Please write out the lines of the data exactly, beginning with the first and ending with the line containing "y = d3.scaleLinear().domain([-0.00103,0.0509]).range([B,T]);"; leave the pictures behind.

[start of Data extract]

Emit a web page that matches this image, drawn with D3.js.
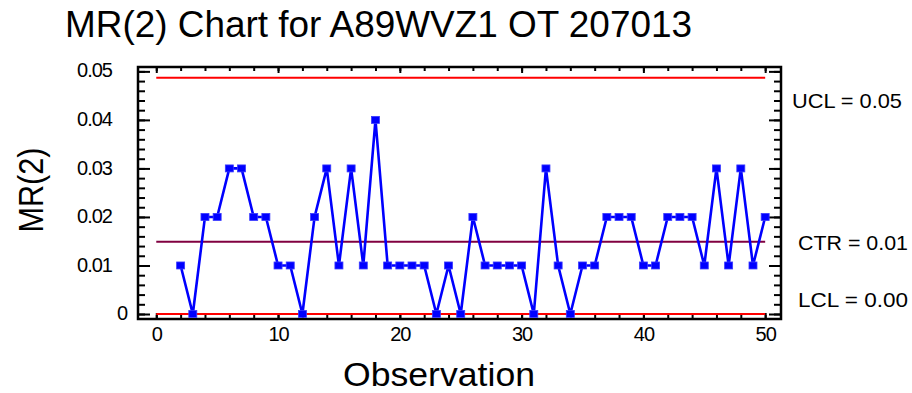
<!DOCTYPE html>
<html><head><meta charset="utf-8">
<script src="https://cdn.jsdelivr.net/npm/d3@7"></script>
<style>body{margin:0;background:#fff}svg{display:block}text{font-family:"Liberation Sans",Arial,sans-serif;fill:#000}</style>
</head><body>
<svg id="c" width="912" height="393"></svg>
<script>
const chartTitle = "MR(2) Chart for A89WVZ1 OT 207013";
const xTitle = "Observation";
const yTitle = "MR(2)";
const observations = [2,3,4,5,6,7,8,9,10,11,12,13,14,15,16,17,18,19,20,21,22,23,24,25,26,27,28,29,30,31,32,33,34,35,36,37,38,39,40,41,42,43,44,45,46,47,48,49,50];
const mrValues = [0.01,0,0.02,0.02,0.03,0.03,0.02,0.02,0.01,0.01,0,0.02,0.03,0.01,0.03,0.01,0.04,0.01,0.01,0.01,0.01,0,0.01,0,0.02,0.01,0.01,0.01,0.01,0,0.03,0.01,0,0.01,0.01,0.02,0.02,0.02,0.01,0.01,0.02,0.02,0.02,0.01,0.03,0.01,0.03,0.01,0.02];
const limitNames = ["UCL","CTR","LCL"];
const limitValues = [0.0487,0.0149,0];
const limitLabels = ["UCL = 0.05","CTR = 0.01","LCL = 0.00"];
const xTickValues = [0,10,20,30,40,50];
const xMinorTicks = d3.range(0,51,2);
const yTickValues = [0,0.01,0.02,0.03,0.04,0.05];
const yTickLabels = ["0","0.01","0.02","0.03","0.04","0.05"];
const yMinorTicks = d3.range(0,0.0501,0.002);

const svg = d3.select("#c");
const L=138, R=781, T=67, B=319;
const x = d3.scaleLinear().domain([-1.5,51.3]).range([L,R]);
const y = d3.scaleLinear().domain([-0.00103,0.0509]).range([B,T]);

// title
svg.append("text").attr("x",65).attr("y",37).attr("font-size",36)
  .attr("textLength",627).attr("lengthAdjust","spacingAndGlyphs").text(chartTitle);
// y title
svg.append("text").attr("transform","translate(43,190) rotate(-90)").attr("text-anchor","middle")
  .attr("font-size",35).attr("textLength",85).attr("lengthAdjust","spacingAndGlyphs").text(yTitle);
// x title
svg.append("text").attr("x",439).attr("y",386).attr("text-anchor","middle")
  .attr("font-size",34).attr("textLength",192).attr("lengthAdjust","spacingAndGlyphs").text(xTitle);

// axes ticks
const gL = svg.append("g").attr("transform",`translate(${L},0)`);
gL.call(d3.axisLeft(y).tickValues(yMinorTicks).tickSize(-7).tickFormat(""));
gL.call(g=>g.append("g").call(d3.axisLeft(y).tickValues(yTickValues).tickSize(-12).tickPadding(26).tickFormat((d,i)=>yTickLabels[i])));
const gR = svg.append("g").attr("transform",`translate(${R},0)`);
gR.call(d3.axisRight(y).tickValues(yMinorTicks).tickSize(-7).tickFormat(""));
gR.call(g=>g.append("g").call(d3.axisRight(y).tickValues(yTickValues).tickSize(-12).tickFormat("")));
const gB = svg.append("g").attr("transform",`translate(0,${B})`);
gB.call(d3.axisBottom(x).tickValues(xMinorTicks).tickSize(-4).tickFormat(""));
gB.call(g=>g.append("g").call(d3.axisBottom(x).tickValues(xTickValues).tickSize(-6).tickPadding(20).tickFormat(d3.format("d"))));
const gT = svg.append("g").attr("transform",`translate(0,${T})`);
gT.call(d3.axisTop(x).tickValues(xMinorTicks).tickSize(-4).tickFormat(""));
gT.call(g=>g.append("g").call(d3.axisTop(x).tickValues(xTickValues).tickSize(-6).tickFormat("")));
svg.selectAll(".domain").remove();
svg.selectAll(".tick line").attr("stroke","#000").attr("stroke-width",2);
svg.selectAll(".tick text").attr("font-size",20).attr("letter-spacing","-1px")
  .attr("font-family","Liberation Sans, Arial, sans-serif").attr("fill","#000");
// y labels: center and nudge
gL.selectAll(".tick text").attr("dy","0.28em").attr("x",d=>d===0?-11:-26);
gB.selectAll(".tick text").attr("dy","0.1em");

// frame
svg.append("rect").attr("x",L).attr("y",T).attr("width",R-L).attr("height",B-T)
  .attr("fill","none").attr("stroke","#000").attr("stroke-width",2.5);

// limit lines
const limitColors = ["#ff0000","#800040","#ff0000"];
limitValues.forEach((v,i)=>{
  svg.append("line").attr("x1",x(0)).attr("x2",x(50)).attr("y1",y(v)).attr("y2",y(v))
    .attr("stroke",limitColors[i]).attr("stroke-width",2);
});
// limit labels
const labelOffsets=[[792,23],[798,1],[798,-14]];
limitLabels.forEach((t,i)=>{
  svg.append("text").attr("x",labelOffsets[i][0]).attr("y",y(limitValues[i])+labelOffsets[i][1]).attr("dy","0.35em")
    .attr("font-size",21).attr("textLength",110).attr("lengthAdjust","spacingAndGlyphs").text(t);
});

// data line
const pts = observations.map((o,i)=>[o,mrValues[i]]);
svg.append("path").datum(pts).attr("fill","none").attr("stroke","#0000ff").attr("stroke-width",2.6)
  .attr("stroke-linejoin","miter")
  .attr("d",d3.line().x(d=>x(d[0])).y(d=>y(d[1])));
svg.selectAll("rect.pt").data(pts).enter().append("rect").attr("class","pt")
  .attr("x",d=>x(d[0])-4).attr("y",d=>y(d[1])-3.5).attr("width",8).attr("height",7)
  .attr("fill","#0000ff").attr("stroke","#3a3aff").attr("stroke-width",0.8);
</script>
</body></html>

[end of Data extract]

Response to this exercise:
Emit a web page that matches this image, drawn with D3.js.
<!DOCTYPE html>
<html><head><meta charset="utf-8">
<script src="https://cdn.jsdelivr.net/npm/d3@7"></script>
<style>body{margin:0;background:#fff}svg{display:block}text{font-family:"Liberation Sans",Arial,sans-serif;fill:#000}</style>
</head><body>
<svg id="c" width="912" height="393"></svg>
<script>
const chartTitle = "MR(2) Chart for A89WVZ1 OT 207013";
const xTitle = "Observation";
const yTitle = "MR(2)";
const observations = [2,3,4,5,6,7,8,9,10,11,12,13,14,15,16,17,18,19,20,21,22,23,24,25,26,27,28,29,30,31,32,33,34,35,36,37,38,39,40,41,42,43,44,45,46,47,48,49,50];
const mrValues = [0.01,0,0.02,0.02,0.03,0.03,0.02,0.02,0.01,0.01,0,0.02,0.03,0.01,0.03,0.01,0.04,0.01,0.01,0.01,0.01,0,0.01,0,0.02,0.01,0.01,0.01,0.01,0,0.03,0.01,0,0.01,0.01,0.02,0.02,0.02,0.01,0.01,0.02,0.02,0.02,0.01,0.03,0.01,0.03,0.01,0.02];
const limitNames = ["UCL","CTR","LCL"];
const limitValues = [0.0487,0.0149,0];
const limitLabels = ["UCL = 0.05","CTR = 0.01","LCL = 0.00"];
const xTickValues = [0,10,20,30,40,50];
const xMinorTicks = d3.range(0,51,2);
const yTickValues = [0,0.01,0.02,0.03,0.04,0.05];
const yTickLabels = ["0","0.01","0.02","0.03","0.04","0.05"];
const yMinorTicks = d3.range(0,0.0501,0.002);

const svg = d3.select("#c");
const L=138, R=781, T=67, B=319;
const x = d3.scaleLinear().domain([-1.5,51.3]).range([L,R]);
const y = d3.scaleLinear().domain([-0.00103,0.0509]).range([B,T]);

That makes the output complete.